■ What is being asked
Make an exact copy of all the entries below, with the pictures left out.

-------- Data for this task --------

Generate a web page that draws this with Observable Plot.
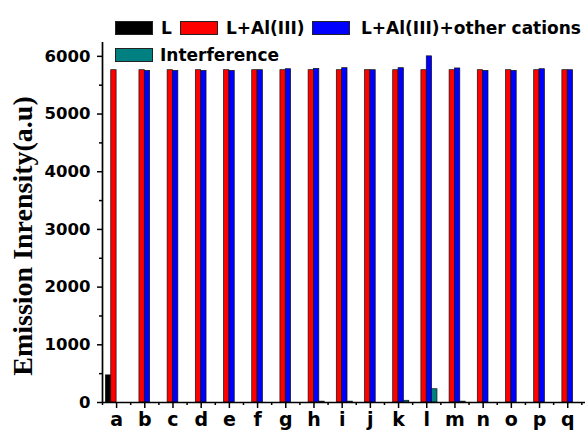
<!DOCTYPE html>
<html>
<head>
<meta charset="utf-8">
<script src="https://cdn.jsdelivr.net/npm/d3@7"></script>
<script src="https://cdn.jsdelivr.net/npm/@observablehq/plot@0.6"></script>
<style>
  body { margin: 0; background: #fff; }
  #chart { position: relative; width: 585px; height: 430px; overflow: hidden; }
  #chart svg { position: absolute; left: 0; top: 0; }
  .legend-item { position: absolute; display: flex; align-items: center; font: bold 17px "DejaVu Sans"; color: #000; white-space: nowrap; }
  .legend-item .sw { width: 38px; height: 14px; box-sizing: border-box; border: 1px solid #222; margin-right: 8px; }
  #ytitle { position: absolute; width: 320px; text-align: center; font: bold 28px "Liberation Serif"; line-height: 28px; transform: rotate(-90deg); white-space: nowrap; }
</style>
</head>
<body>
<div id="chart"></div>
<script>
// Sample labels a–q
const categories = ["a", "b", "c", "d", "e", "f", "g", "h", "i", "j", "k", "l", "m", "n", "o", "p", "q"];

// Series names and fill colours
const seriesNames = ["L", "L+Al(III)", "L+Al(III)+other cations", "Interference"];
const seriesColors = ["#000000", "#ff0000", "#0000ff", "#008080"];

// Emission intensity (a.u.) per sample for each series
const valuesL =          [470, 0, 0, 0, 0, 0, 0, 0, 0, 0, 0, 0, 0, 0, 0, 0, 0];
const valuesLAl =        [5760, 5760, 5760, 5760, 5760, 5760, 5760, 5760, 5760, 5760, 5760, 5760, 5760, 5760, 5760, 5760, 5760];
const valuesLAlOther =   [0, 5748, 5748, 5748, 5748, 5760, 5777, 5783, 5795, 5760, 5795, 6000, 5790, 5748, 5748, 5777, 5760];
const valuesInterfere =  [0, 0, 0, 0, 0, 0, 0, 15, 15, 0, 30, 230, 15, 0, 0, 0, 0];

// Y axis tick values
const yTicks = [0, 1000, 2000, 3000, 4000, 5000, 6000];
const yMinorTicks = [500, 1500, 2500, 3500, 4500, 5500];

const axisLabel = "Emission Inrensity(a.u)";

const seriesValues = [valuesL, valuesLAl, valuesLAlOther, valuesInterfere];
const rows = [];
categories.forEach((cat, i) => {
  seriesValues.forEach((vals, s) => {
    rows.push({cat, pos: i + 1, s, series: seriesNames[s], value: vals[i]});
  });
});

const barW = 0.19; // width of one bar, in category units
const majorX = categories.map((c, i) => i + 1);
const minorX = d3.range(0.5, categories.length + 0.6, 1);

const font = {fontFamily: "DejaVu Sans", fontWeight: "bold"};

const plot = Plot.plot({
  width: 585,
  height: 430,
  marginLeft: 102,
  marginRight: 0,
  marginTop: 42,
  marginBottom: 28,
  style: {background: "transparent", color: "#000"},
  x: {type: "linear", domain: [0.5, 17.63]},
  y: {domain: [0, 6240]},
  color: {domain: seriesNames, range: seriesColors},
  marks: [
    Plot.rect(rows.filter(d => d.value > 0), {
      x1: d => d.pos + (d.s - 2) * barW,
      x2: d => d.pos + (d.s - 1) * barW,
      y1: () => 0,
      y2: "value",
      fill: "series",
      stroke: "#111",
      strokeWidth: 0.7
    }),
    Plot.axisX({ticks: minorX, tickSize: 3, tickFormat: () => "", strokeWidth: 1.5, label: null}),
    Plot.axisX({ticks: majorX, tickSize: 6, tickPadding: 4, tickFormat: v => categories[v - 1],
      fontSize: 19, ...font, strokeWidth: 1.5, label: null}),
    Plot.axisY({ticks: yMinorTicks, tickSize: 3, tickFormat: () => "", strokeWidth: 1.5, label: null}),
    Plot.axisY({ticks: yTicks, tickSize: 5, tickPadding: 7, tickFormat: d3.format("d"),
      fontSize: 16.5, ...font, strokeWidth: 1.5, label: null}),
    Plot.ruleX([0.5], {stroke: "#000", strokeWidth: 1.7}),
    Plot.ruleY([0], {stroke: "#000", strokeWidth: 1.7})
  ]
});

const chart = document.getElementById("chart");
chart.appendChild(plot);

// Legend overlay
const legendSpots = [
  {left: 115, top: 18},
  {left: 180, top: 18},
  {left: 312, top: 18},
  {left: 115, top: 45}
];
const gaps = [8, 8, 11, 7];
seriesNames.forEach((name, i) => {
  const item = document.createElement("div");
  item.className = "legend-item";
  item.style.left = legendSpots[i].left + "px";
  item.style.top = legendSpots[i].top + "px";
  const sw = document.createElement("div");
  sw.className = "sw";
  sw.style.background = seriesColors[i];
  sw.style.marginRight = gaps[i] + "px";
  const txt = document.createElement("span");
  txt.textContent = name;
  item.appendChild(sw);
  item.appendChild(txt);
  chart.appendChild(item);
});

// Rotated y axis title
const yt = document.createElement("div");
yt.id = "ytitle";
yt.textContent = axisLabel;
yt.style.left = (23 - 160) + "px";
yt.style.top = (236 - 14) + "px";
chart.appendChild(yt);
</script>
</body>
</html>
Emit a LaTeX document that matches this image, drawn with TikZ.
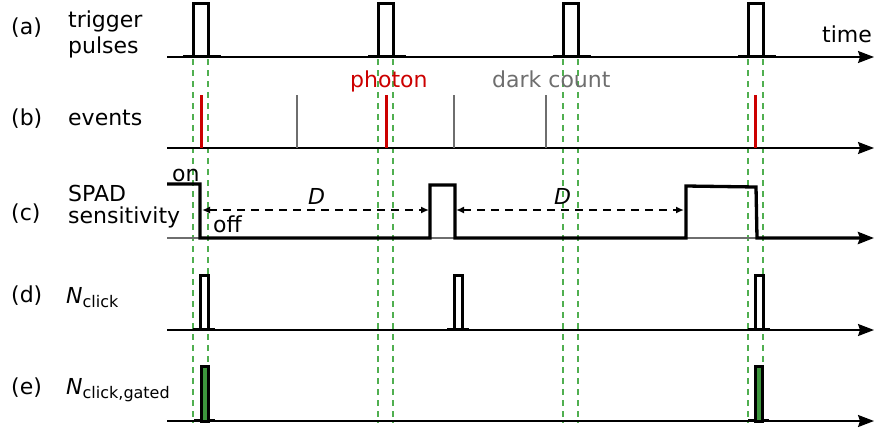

--------

■ Response
Generate a web page that draws this with Observable Plot.
<!DOCTYPE html>
<html>
<head>
<meta charset="utf-8">
<script src="https://cdn.jsdelivr.net/npm/d3@7"></script>
<script src="https://cdn.jsdelivr.net/npm/@observablehq/plot@0.6"></script>
<style>
  body { margin: 0; background: #fff; }
  #chart { position: relative; width: 585px; height: 430px; overflow: hidden; }
  #chart svg { position: absolute; left: 0; top: 0; }
  .legend-item { position: absolute; display: flex; align-items: center; font: bold 17px "DejaVu Sans"; color: #000; white-space: nowrap; }
  .legend-item .sw { width: 38px; height: 14px; box-sizing: border-box; border: 1px solid #222; margin-right: 8px; }
  #ytitle { position: absolute; width: 320px; text-align: center; font: bold 28px "Liberation Serif"; line-height: 28px; transform: rotate(-90deg); white-space: nowrap; }
</style>
</head>
<body>
<div id="chart"></div>
<script>
// Sample labels a–q
const categories = ["a", "b", "c", "d", "e", "f", "g", "h", "i", "j", "k", "l", "m", "n", "o", "p", "q"];

// Series names and fill colours
const seriesNames = ["L", "L+Al(III)", "L+Al(III)+other cations", "Interference"];
const seriesColors = ["#000000", "#ff0000", "#0000ff", "#008080"];

// Emission intensity (a.u.) per sample for each series
const valuesL =          [470, 0, 0, 0, 0, 0, 0, 0, 0, 0, 0, 0, 0, 0, 0, 0, 0];
const valuesLAl =        [5760, 5760, 5760, 5760, 5760, 5760, 5760, 5760, 5760, 5760, 5760, 5760, 5760, 5760, 5760, 5760, 5760];
const valuesLAlOther =   [0, 5748, 5748, 5748, 5748, 5760, 5777, 5783, 5795, 5760, 5795, 6000, 5790, 5748, 5748, 5777, 5760];
const valuesInterfere =  [0, 0, 0, 0, 0, 0, 0, 15, 15, 0, 30, 230, 15, 0, 0, 0, 0];

// Y axis tick values
const yTicks = [0, 1000, 2000, 3000, 4000, 5000, 6000];
const yMinorTicks = [500, 1500, 2500, 3500, 4500, 5500];

const axisLabel = "Emission Inrensity(a.u)";

const seriesValues = [valuesL, valuesLAl, valuesLAlOther, valuesInterfere];
const rows = [];
categories.forEach((cat, i) => {
  seriesValues.forEach((vals, s) => {
    rows.push({cat, pos: i + 1, s, series: seriesNames[s], value: vals[i]});
  });
});

const barW = 0.19; // width of one bar, in category units
const majorX = categories.map((c, i) => i + 1);
const minorX = d3.range(0.5, categories.length + 0.6, 1);

const font = {fontFamily: "DejaVu Sans", fontWeight: "bold"};

const plot = Plot.plot({
  width: 585,
  height: 430,
  marginLeft: 102,
  marginRight: 0,
  marginTop: 42,
  marginBottom: 28,
  style: {background: "transparent", color: "#000"},
  x: {type: "linear", domain: [0.5, 17.63]},
  y: {domain: [0, 6240]},
  color: {domain: seriesNames, range: seriesColors},
  marks: [
    Plot.rect(rows.filter(d => d.value > 0), {
      x1: d => d.pos + (d.s - 2) * barW,
      x2: d => d.pos + (d.s - 1) * barW,
      y1: () => 0,
      y2: "value",
      fill: "series",
      stroke: "#111",
      strokeWidth: 0.7
    }),
    Plot.axisX({ticks: minorX, tickSize: 3, tickFormat: () => "", strokeWidth: 1.5, label: null}),
    Plot.axisX({ticks: majorX, tickSize: 6, tickPadding: 4, tickFormat: v => categories[v - 1],
      fontSize: 19, ...font, strokeWidth: 1.5, label: null}),
    Plot.axisY({ticks: yMinorTicks, tickSize: 3, tickFormat: () => "", strokeWidth: 1.5, label: null}),
    Plot.axisY({ticks: yTicks, tickSize: 5, tickPadding: 7, tickFormat: d3.format("d"),
      fontSize: 16.5, ...font, strokeWidth: 1.5, label: null}),
    Plot.ruleX([0.5], {stroke: "#000", strokeWidth: 1.7}),
    Plot.ruleY([0], {stroke: "#000", strokeWidth: 1.7})
  ]
});

const chart = document.getElementById("chart");
chart.appendChild(plot);

// Legend overlay
const legendSpots = [
  {left: 115, top: 18},
  {left: 180, top: 18},
  {left: 312, top: 18},
  {left: 115, top: 45}
];
const gaps = [8, 8, 11, 7];
seriesNames.forEach((name, i) => {
  const item = document.createElement("div");
  item.className = "legend-item";
  item.style.left = legendSpots[i].left + "px";
  item.style.top = legendSpots[i].top + "px";
  const sw = document.createElement("div");
  sw.className = "sw";
  sw.style.background = seriesColors[i];
  sw.style.marginRight = gaps[i] + "px";
  const txt = document.createElement("span");
  txt.textContent = name;
  item.appendChild(sw);
  item.appendChild(txt);
  chart.appendChild(item);
});

// Rotated y axis title
const yt = document.createElement("div");
yt.id = "ytitle";
yt.textContent = axisLabel;
yt.style.left = (23 - 160) + "px";
yt.style.top = (236 - 14) + "px";
chart.appendChild(yt);
</script>
</body>
</html>
Emit a LaTeX document that matches this image, drawn with TikZ.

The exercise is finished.